Now again, in its treatment of the topic of “speciesism,” which they entitle as “The Moral Status of Animals,” the SEP website also wrote that,

“Animals are individuals with whom we share a common life and this recognition allows us to see them as they are. Eating animals is wrong not because it is a violation of the animal’s rights or because on balance such an act creates more suffering than other acts, but rather because in eating animals or using them in other harmful, violent ways, we do not display the traits of character that kind, sensitive, compassionate, mature, and thoughtful members of a moral community should display.”

The greatest problem with the perspective of “speciesism,” is that it ascribes to lower animals the traits and characteristics of human beings. That is called anthropomorphism.

At its heart, anthropomorphism is a theological matter, for the word itself is derived from two separate words – the Greek word anthropos (meaning “human”), and morphe (meaning “form”). The term was first used to refer to the attribution of human physical or mental features to deities. Humans create their own god(s), just as they always have. It was only later that the term anthropomorphism was applied in a broader context and ascribed to animals, or other inanimate objects.

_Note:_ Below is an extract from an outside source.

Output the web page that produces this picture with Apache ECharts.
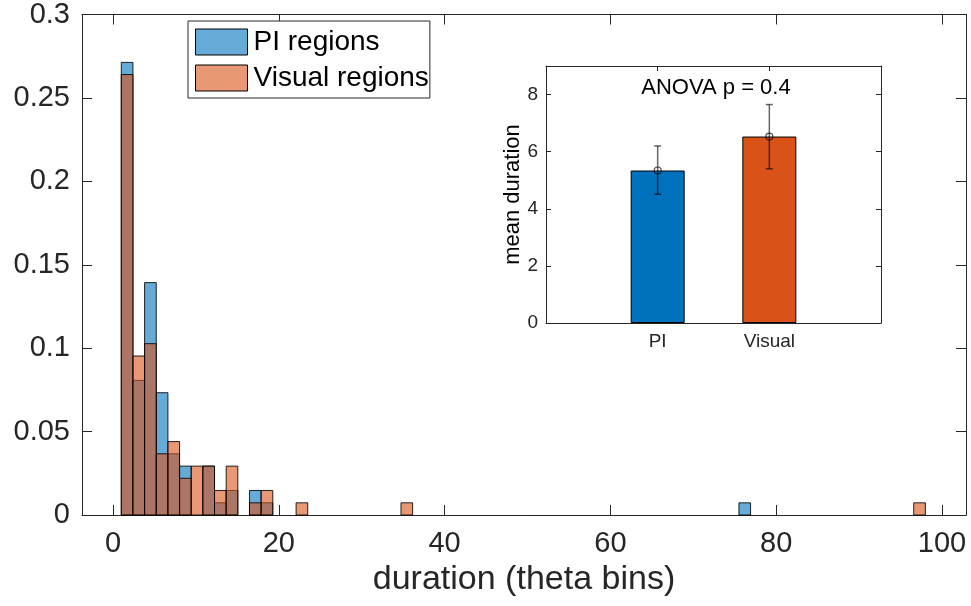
<!DOCTYPE html>
<html>
<head>
<meta charset="utf-8">
<script src="https://cdn.jsdelivr.net/npm/echarts@6/dist/echarts.min.js"></script>
<style>
html,body{margin:0;padding:0;background:#fff;}
#chart{width:971px;height:606px;}
</style>
</head>
<body>
<div id="chart"></div>
<script>
// ---- Histogram binning (shared by both groups) ----
const binLow = 1;
const binHigh = 98;
const binCount = 69;

// ---- PI regions (pdf-normalised histogram, non-empty bins) ----
const piBins   = [0, 1, 2, 3, 4, 5, 7, 8, 9, 11, 12, 53];
const piValues = [0.2713, 0.0807, 0.1393, 0.0733, 0.0367, 0.0293, 0.0293, 0.0073, 0.0147, 0.0147, 0.0073, 0.0073];

// ---- Visual regions ----
const visBins   = [0, 1, 2, 3, 4, 5, 6, 7, 8, 9, 11, 12, 15, 24, 68];
const visValues = [0.2640, 0.0953, 0.1027, 0.0367, 0.0440, 0.0220, 0.0293, 0.0293, 0.0147, 0.0293, 0.0073, 0.0147, 0.0073, 0.0073, 0.0073];

// ---- Main axis ticks ----
const xTicks = [0, 20, 40, 60, 80, 100];
const yTicks = [0, 0.05, 0.1, 0.15, 0.2, 0.25, 0.3];

// ---- Inset: mean duration ----
const insetCats  = ['PI', 'Visual'];
const insetMeans = [5.34, 6.53];
const insetLow   = [4.51, 5.40];
const insetHigh  = [6.20, 7.65];
const insetYTicks = [0, 2, 4, 6, 8];

const FONT = '"Liberation Sans", Arial, Helvetica, sans-serif';
const AX = '#262626';
const binWidth = (binHigh - binLow) / binCount;

function histSeries(name, bins, vals, color) {
  return {
    type: 'custom', name: name, xAxisIndex: 0, yAxisIndex: 0,
    data: bins.map((b, i) => [binLow + b * binWidth, binLow + (b + 1) * binWidth, vals[i]]),
    encode: { x: [0, 1], y: 2 },
    renderItem: function (params, api) {
      const p0 = api.coord([api.value(0), api.value(2)]);
      const p1 = api.coord([api.value(1), 0]);
      return {
        type: 'rect',
        shape: { x: p0[0], y: p0[1], width: p1[0] - p0[0], height: p1[1] - p0[1] },
        style: { fill: color, stroke: 'rgba(0,0,0,0.85)', lineWidth: 1 }
      };
    },
    itemStyle: { color: color },
    z: 2
  };
}

function boxAxisX(gridIndex, min, max, pos, tickVals, tickLen, showLabels, labelFmt, fontSize, margin, name, nameGap, nameSize) {
  return {
    type: 'value', gridIndex: gridIndex, position: pos, min: min, max: max,
    axisLine: { show: true, onZero: false, lineStyle: { color: AX, width: 1 } },
    axisTick: { show: true, inside: true, length: tickLen, customValues: tickVals, lineStyle: { color: AX, width: 1 } },
    axisLabel: { show: showLabels, customValues: tickVals, formatter: labelFmt, color: AX, fontFamily: FONT, fontSize: fontSize, margin: margin },
    splitLine: { show: false },
    name: name || '', nameLocation: 'middle', nameGap: nameGap || 0,
    nameTextStyle: { color: AX, fontFamily: FONT, fontSize: nameSize || 12 }
  };
}
function boxAxisY(gridIndex, min, max, pos, tickVals, tickLen, showLabels, fontSize, margin, name, nameGap, nameSize) {
  return {
    type: 'value', gridIndex: gridIndex, position: pos, min: min, max: max,
    axisLine: { show: true, onZero: false, lineStyle: { color: AX, width: 1 } },
    axisTick: { show: true, inside: true, length: tickLen, customValues: tickVals, lineStyle: { color: AX, width: 1 } },
    axisLabel: { show: showLabels, customValues: tickVals, formatter: v => String(+v.toFixed(2)), color: AX, fontFamily: FONT, fontSize: fontSize, margin: margin },
    splitLine: { show: false },
    name: name || '', nameLocation: 'middle', nameGap: nameGap || 0, nameRotate: 90,
    nameTextStyle: { color: '#000', fontFamily: FONT, fontSize: nameSize || 12 }
  };
}

const chart = echarts.init(document.getElementById('chart'), null, { renderer: 'canvas' });

const catFmt = v => insetCats[Math.round(v) - 1] || '';

const option = {
  animation: false,
  backgroundColor: '#fff',
  title: {
    text: 'ANOVA p = 0.4', left: 711, top: 72, textAlign: 'center',
    textStyle: { color: '#000', fontFamily: FONT, fontSize: 22, fontWeight: 'normal' }
  },
  legend: {
    orient: 'vertical', left: 188, top: 21,
    padding: [7, 1, 6, 7], itemGap: 8, itemWidth: 52, itemHeight: 26,
    borderColor: AX, borderWidth: 1, backgroundColor: '#fff',
    textStyle: { color: '#000', fontFamily: FONT, fontSize: 28, padding: [0, 0, 0, 1] },
    data: [
      { name: 'PI regions', icon: 'rect', itemStyle: { color: 'rgba(0,114,189,0.6)', borderColor: '#000', borderWidth: 1 } },
      { name: 'Visual regions', icon: 'rect', itemStyle: { color: 'rgba(217,83,25,0.6)', borderColor: '#000', borderWidth: 1 } }
    ],
    z: 10
  },
  grid: [
    { left: 82, right: 5, top: 12, bottom: 91, containLabel: false },
    { left: 546, right: 90, top: 66, bottom: 283, containLabel: false, show: true, backgroundColor: '#fff', borderWidth: 0, z: 5 }
  ],
  xAxis: [
    boxAxisX(0, -3.74, 102.9, 'bottom', xTicks, 10, true, v => String(v), 29, 14, 'duration (theta bins)', 44, 34),
    boxAxisX(0, -3.74, 102.9, 'top', xTicks, 10, false),
    Object.assign(boxAxisX(1, 0, 3, 'bottom', [1, 2], 5, true, catFmt, 19, 9), { z: 6 }),
    Object.assign(boxAxisX(1, 0, 3, 'top', [1, 2], 5, false), { z: 6 })
  ],
  yAxis: [
    boxAxisY(0, 0, 0.3, 'left', yTicks, 10, true, 29, 12),
    boxAxisY(0, 0, 0.3, 'right', yTicks, 10, false),
    Object.assign(boxAxisY(1, 0, 9, 'left', insetYTicks, 5, true, 19, 8, 'mean duration', 22, 22), { z: 6 }),
    Object.assign(boxAxisY(1, 0, 9, 'right', insetYTicks, 5, false), { z: 6 })
  ],
  series: [
    histSeries('PI regions', piBins, piValues, 'rgba(0,114,189,0.6)'),
    histSeries('Visual regions', visBins, visValues, 'rgba(217,83,25,0.6)'),
    {
      type: 'bar', name: 'insetBars', xAxisIndex: 2, yAxisIndex: 2, barWidth: 54,
      data: insetMeans.map((m, i) => ({ value: [i + 1, m], itemStyle: { color: i === 0 ? '#0072BD' : '#D95319' } })),
      itemStyle: { borderColor: '#000', borderWidth: 1 },
      z: 7, silent: true
    },
    {
      type: 'custom', name: 'insetErr', xAxisIndex: 2, yAxisIndex: 2,
      data: insetMeans.map((m, i) => [i + 1, insetLow[i], insetHigh[i]]),
      encode: { x: 0, y: [1, 2] },
      renderItem: function (params, api) {
        const lo = api.coord([api.value(0), api.value(1)]);
        const hi = api.coord([api.value(0), api.value(2)]);
        const cap = 3.5;
        const st = { stroke: 'rgba(0,0,0,0.6)', lineWidth: 1.5 };
        return {
          type: 'group', children: [
            { type: 'line', shape: { x1: lo[0], y1: lo[1], x2: hi[0], y2: hi[1] }, style: st },
            { type: 'line', shape: { x1: lo[0] - cap, y1: lo[1], x2: lo[0] + cap, y2: lo[1] }, style: st },
            { type: 'line', shape: { x1: hi[0] - cap, y1: hi[1], x2: hi[0] + cap, y2: hi[1] }, style: st }
          ]
        };
      },
      z: 8, silent: true
    },
    {
      type: 'scatter', name: 'insetMean', xAxisIndex: 2, yAxisIndex: 2,
      data: insetMeans.map((m, i) => [i + 1, m]),
      symbol: 'circle', symbolSize: 7,
      itemStyle: { color: 'rgba(0,0,0,0)', borderColor: 'rgba(0,0,0,0.85)', borderWidth: 1.2 },
      z: 9, silent: true
    }
  ]
};
chart.setOption(option);
</script>
</body>
</html>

Again, as understood in the broader, modern context, “anthropomorphism” is the term which describes the phenomena in which humans attribute human characteristics or traits to animals, or inanimate objects. And at its root, anthropomorphism is a theologically-based matter, in which humans ascribe human traits to a god, or some deity – because most all of us feel comfortable with that which we know. And if we know something, we understand it, and if we understand it, we can identify with it. And yet, familiarity breeds contempt – so wrote Publilius Syrus (c.85-43BCE), an ancient Syrian writer and contemporary of Cicero who composed in Latin, and is thought to have first originated the aphorism, now considered an axiom.

It is not uncommon for children to anthropomorphize, to talk to animals, per se, (ex. the motion pictures Dr. Doolittle – both of them, first starring Rex Harrison in 1967, then later, starring Eddie Murphy in 1998), and pretend that the animals, or dolls understand them, and vice versa.

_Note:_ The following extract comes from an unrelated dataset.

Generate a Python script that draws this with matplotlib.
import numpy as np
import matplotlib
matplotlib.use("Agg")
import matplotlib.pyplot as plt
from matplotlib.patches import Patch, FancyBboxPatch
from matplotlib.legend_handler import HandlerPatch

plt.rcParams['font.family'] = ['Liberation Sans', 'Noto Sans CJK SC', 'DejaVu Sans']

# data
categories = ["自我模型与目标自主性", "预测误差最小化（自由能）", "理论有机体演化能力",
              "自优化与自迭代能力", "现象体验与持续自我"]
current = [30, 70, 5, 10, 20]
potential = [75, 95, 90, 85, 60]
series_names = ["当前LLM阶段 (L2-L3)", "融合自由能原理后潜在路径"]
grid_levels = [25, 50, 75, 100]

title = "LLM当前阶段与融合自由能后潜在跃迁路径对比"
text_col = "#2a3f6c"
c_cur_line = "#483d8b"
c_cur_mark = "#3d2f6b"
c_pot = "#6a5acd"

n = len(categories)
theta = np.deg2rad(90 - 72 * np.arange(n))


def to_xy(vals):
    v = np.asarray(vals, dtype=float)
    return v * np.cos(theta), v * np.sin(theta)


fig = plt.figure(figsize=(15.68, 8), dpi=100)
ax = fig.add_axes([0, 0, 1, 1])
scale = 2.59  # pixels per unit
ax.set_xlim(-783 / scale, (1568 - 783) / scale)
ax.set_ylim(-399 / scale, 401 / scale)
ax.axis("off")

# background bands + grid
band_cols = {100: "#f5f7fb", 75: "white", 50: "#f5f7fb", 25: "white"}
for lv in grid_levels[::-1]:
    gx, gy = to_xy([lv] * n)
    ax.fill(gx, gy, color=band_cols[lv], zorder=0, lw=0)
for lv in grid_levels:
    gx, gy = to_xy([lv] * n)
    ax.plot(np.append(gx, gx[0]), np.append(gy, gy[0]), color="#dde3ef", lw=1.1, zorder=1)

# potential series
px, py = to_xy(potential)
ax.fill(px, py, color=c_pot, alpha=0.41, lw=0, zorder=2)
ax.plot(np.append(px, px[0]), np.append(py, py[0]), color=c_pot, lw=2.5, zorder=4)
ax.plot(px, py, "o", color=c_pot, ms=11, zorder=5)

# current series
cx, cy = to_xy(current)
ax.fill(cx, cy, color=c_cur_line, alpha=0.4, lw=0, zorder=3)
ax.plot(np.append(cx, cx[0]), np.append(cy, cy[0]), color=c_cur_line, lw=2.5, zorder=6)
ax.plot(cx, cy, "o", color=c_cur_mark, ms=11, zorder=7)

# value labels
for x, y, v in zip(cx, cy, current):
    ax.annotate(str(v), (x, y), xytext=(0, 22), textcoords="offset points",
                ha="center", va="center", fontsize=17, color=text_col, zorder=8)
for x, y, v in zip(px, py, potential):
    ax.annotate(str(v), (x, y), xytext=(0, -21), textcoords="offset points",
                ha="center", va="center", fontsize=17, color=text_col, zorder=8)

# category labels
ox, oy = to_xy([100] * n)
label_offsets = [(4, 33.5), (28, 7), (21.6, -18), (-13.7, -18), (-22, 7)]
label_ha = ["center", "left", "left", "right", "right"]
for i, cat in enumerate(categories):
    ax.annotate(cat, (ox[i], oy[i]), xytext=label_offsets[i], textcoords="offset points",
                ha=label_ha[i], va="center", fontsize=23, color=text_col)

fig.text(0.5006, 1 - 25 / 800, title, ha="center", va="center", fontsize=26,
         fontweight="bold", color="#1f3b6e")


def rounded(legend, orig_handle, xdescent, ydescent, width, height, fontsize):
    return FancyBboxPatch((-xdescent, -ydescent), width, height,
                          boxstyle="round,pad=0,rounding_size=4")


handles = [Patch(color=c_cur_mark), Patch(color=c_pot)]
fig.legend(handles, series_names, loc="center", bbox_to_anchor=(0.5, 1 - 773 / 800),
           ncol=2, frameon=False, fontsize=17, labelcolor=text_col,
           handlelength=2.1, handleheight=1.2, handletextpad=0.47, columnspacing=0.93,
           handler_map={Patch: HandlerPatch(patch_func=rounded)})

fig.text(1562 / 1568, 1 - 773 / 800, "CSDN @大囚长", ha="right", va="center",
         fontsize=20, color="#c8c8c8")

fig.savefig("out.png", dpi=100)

A reminder, that once again, PETA’s most recent news noise making claim is… wait for it…

Enslaved monkeys.

Yes, enslaved monkeys.

No joke.

Slavery is a uniquely human institution, and it is an evil one, at that, but it is wholly, fully, and exclusively human.

Examining one of the pictures on their page, you’ll see a HUMAN in a coconut palm tree – NOT a monkey – even though they write about monkeys. And it is a Black human being, at that: https://www.peta.org/living/food/coconut-brands-no-forced-monkey-labor/

Yup, sho’ nuff looks like a monkey to me!</sarcasm>

What an insult to humanity!

And to top it off, that picture was made in Belize most likely in May 1997, though it was posted to Flickr August 2007. The processing software used upon it (Adobe Photoshop Elements for Windows, version 2.0) was copyrighted in 2003.

PETA’s complaints were in Thailand.

PETA is not merely “two bricks shy of a load,” they’re crazy on a ship of fools.